New Phase Begins With UK Vote

Overview: Several of the equity benchmarks are flirting with six-week highs, including MSCI Asia Pacific Index and the Emerging Markets Index. The Dow Jones Stoxx 600 is trying to extend its advancing streak for a third week, something not done since July. The 350 level, which it is toying with, is similar to the 2600 level in the S&P 500 that has also being tested. Today's advance is shrugging off yesterday's loss in the US with the help of indications from China that it will be more aggressive about cutting taxes and new data showed lending was stronger than expected. Despite the firm equities, bond yields in Europe are a basis point or two softer. The US 10-year yield is also struggling to stay above 2.70%. The yield on Japan's 10-year bond dipped back into negative territory. The dollar is a little firmer against most of the major currencies.

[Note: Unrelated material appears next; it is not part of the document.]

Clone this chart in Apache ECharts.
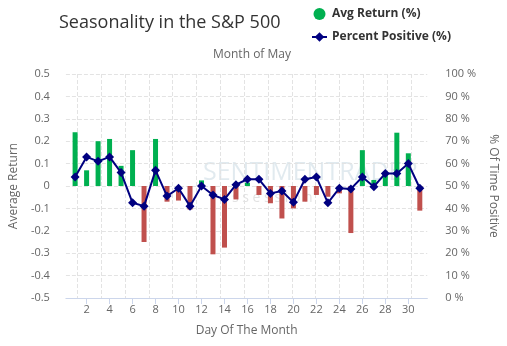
<!DOCTYPE html>
<html><head><meta charset="utf-8">
<script src="https://cdn.jsdelivr.net/npm/echarts@6/dist/echarts.min.js"></script>
<style>html,body{margin:0;padding:0;background:#fff}#c{width:507px;height:346px}</style>
</head><body><div id="c"></div>
<script>
const days = [1,2,3,4,5,6,7,8,9,10,11,12,13,14,15,16,17,18,19,20,21,22,23,24,25,26,27,28,29,30,31];
const avgReturn = [0.24,0.07,0.20,0.21,0.09,0.16,-0.25,0.21,-0.07,-0.065,-0.105,0.025,-0.305,-0.275,-0.06,0.015,-0.04,-0.077,-0.145,-0.10,-0.07,-0.04,-0.048,-0.033,-0.21,0.16,0.027,0.064,0.238,0.146,-0.11];
const pctPositive = [54,63,61,63,56,42.5,41,57,45.5,49,41,50,46,44,50.6,53,53,46.7,47.8,42.7,53,54,42.5,49,48.7,54,49.7,55.6,55.6,60,49];
const xTicks = [2,4,6,8,10,12,14,16,18,20,22,24,26,28,30];

const GREEN = '#00b050', RED = '#c0504d', NAVY = '#000080';
const GRIDC = '#e3e3e3';
const chart = echarts.init(document.getElementById('c'), null, {renderer:'canvas'});
const font = '"Open Sans", sans-serif';
chart.setOption({
  animation:false,
  textStyle:{fontFamily:font},
  title:[
    {text:'Seasonality in the S&P 500', left:54, top:9, textStyle:{fontFamily:font, fontSize:18, fontWeight:'normal', color:'#333'}},
    {text:'Month of May', top:44, left:208, textStyle:{fontFamily:font, fontSize:12, fontWeight:'normal', color:'#666'}}
  ],
  legend:{
    orient:'vertical', left:306, top:3, itemGap:11, itemWidth:15, itemHeight:12,
    textStyle:{fontFamily:font, fontSize:12, fontWeight:'bold', color:'#333'},
    data:[{name:'Avg Return (%)', icon:'circle', itemStyle:{color:GREEN}},{name:'Percent Positive (%)'}]
  },
  graphic:[
    {type:'text', left:203, top:160, silent:true, z:0, style:{text:'SENTIMENTRADER', fontFamily:font, fontSize:25, fill:'rgba(170,195,210,0.35)'}},
    {type:'text', left:232, top:191, silent:true, z:0, style:{text:'s s e s s i o n', fontFamily:font, fontSize:14, fill:'rgba(160,160,160,0.3)'}}
  ],
  grid:[
    {left:56, right:76, top:74, bottom:48},
    {left:53.5, right:72.2, top:74, bottom:48}
  ],
  xAxis:[
    {type:'value', gridIndex:0, min:0.2, max:31.65,
     name:'Day Of The Month', nameLocation:'middle', nameGap:27,
     nameTextStyle:{fontFamily:font, fontSize:12, color:'#666'},
     axisLine:{show:true, onZero:false, lineStyle:{color:'#ccd6eb'}},
     axisTick:{show:true, length:6, customValues:xTicks, lineStyle:{color:'#ccd6eb'}},
     axisLabel:{customValues:xTicks, color:'#666', fontSize:11, margin:6, fontFamily:font},
     splitLine:{show:false}},
    {type:'value', gridIndex:1, min:0, max:32, interval:2,
     axisLine:{show:false}, axisTick:{show:false}, axisLabel:{show:false},
     splitLine:{show:true, showMinLine:false, showMaxLine:false, lineStyle:{type:'dashed', color:GRIDC}}}
  ],
  yAxis:[
    {type:'value', gridIndex:0, min:-0.5, max:0.5, interval:0.1,
     name:'Average Return', nameLocation:'middle', nameGap:42, nameRotate:90,
     nameTextStyle:{fontFamily:font, fontSize:12, color:'#666'},
     axisLine:{show:false}, axisTick:{show:false},
     axisLabel:{color:'#666', fontSize:11, fontFamily:font, margin:16, formatter:v=>String(Math.round(v*10)/10)},
     splitLine:{show:true, lineStyle:{type:'dashed', color:GRIDC}}},
    {type:'value', gridIndex:0, min:0, max:100, interval:10, position:'right',
     name:'% Of Time Positive', nameLocation:'middle', nameGap:52, nameRotate:-90,
     nameTextStyle:{fontFamily:font, fontSize:12, color:'#666'},
     axisLine:{show:false}, axisTick:{show:false},
     axisLabel:{color:'#666', fontSize:11, fontFamily:font, margin:18, formatter:'{value} %'},
     splitLine:{show:false}},
    {type:'value', gridIndex:1, min:0, max:1, show:false, splitLine:{show:false}}
  ],
  series:[
    {name:'Avg Return (%)', type:'bar', xAxisIndex:0, yAxisIndex:0, barWidth:5, z:2,
     itemStyle:{color:GREEN},
     data: days.map((d,i)=>({value:[d, avgReturn[i]], itemStyle:{color: avgReturn[i] >= 0 ? GREEN : RED}}))},
    {name:'Percent Positive (%)', type:'line', xAxisIndex:0, yAxisIndex:1, z:3,
     symbol:'diamond', symbolSize:9, lineStyle:{color:NAVY, width:2}, itemStyle:{color:NAVY},
     data: days.map((d,i)=>[d, pctPositive[i]])}
  ]
});
</script></body></html>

The key event today is the vote on the Withdrawal Bill in the House of Commons, which is expected early evening in London and late in the US equity session.

Asia Pacific

Chinese officials continue to drip-feed new stimulative measures. Today's announcement was about broader tax cuts, though no details were available. Separately, China reported a larger increase in lending than expected. This included a CNY1.080 trillion rise in new yuan loans and a CNY1.589 trillion rise in aggregate financing. Recall banks are largely responsible for the yuan loans, while the aggregate financing includes the so-called shadow banking, which in China is also the wealth management arms of some banks, no just non-bank financial institutions  

The dollar appears to be forging a base against the yen around JPY108. Its recent range is marked by expiring options today. The JPY108 strike is for $1.7 bln, and the JPY09 strike is for about $375 mln. The intraday technicals suggest another run at the upside for the dollar. The improved risk assessment, which is weighing on the yen, is not helping the Australian dollar much. It continues to straddle the $0.7200 area for the third consecutive session. A break of $0.7175 may be an early warning that the rally since the flash crash low near $0.6740 is exhausted. Although India's December CPI was in with expectations (2.19%), the rupee is under pressure. The US dollar is taking out a 2.5 month down trendline that comes in near INR71.00. The next technical target is seen near INR71.60 and then INR72.00. The Chinese yuan has been confined to yesterday's range as it consolidates its recent advance, which we suspect has also run its course.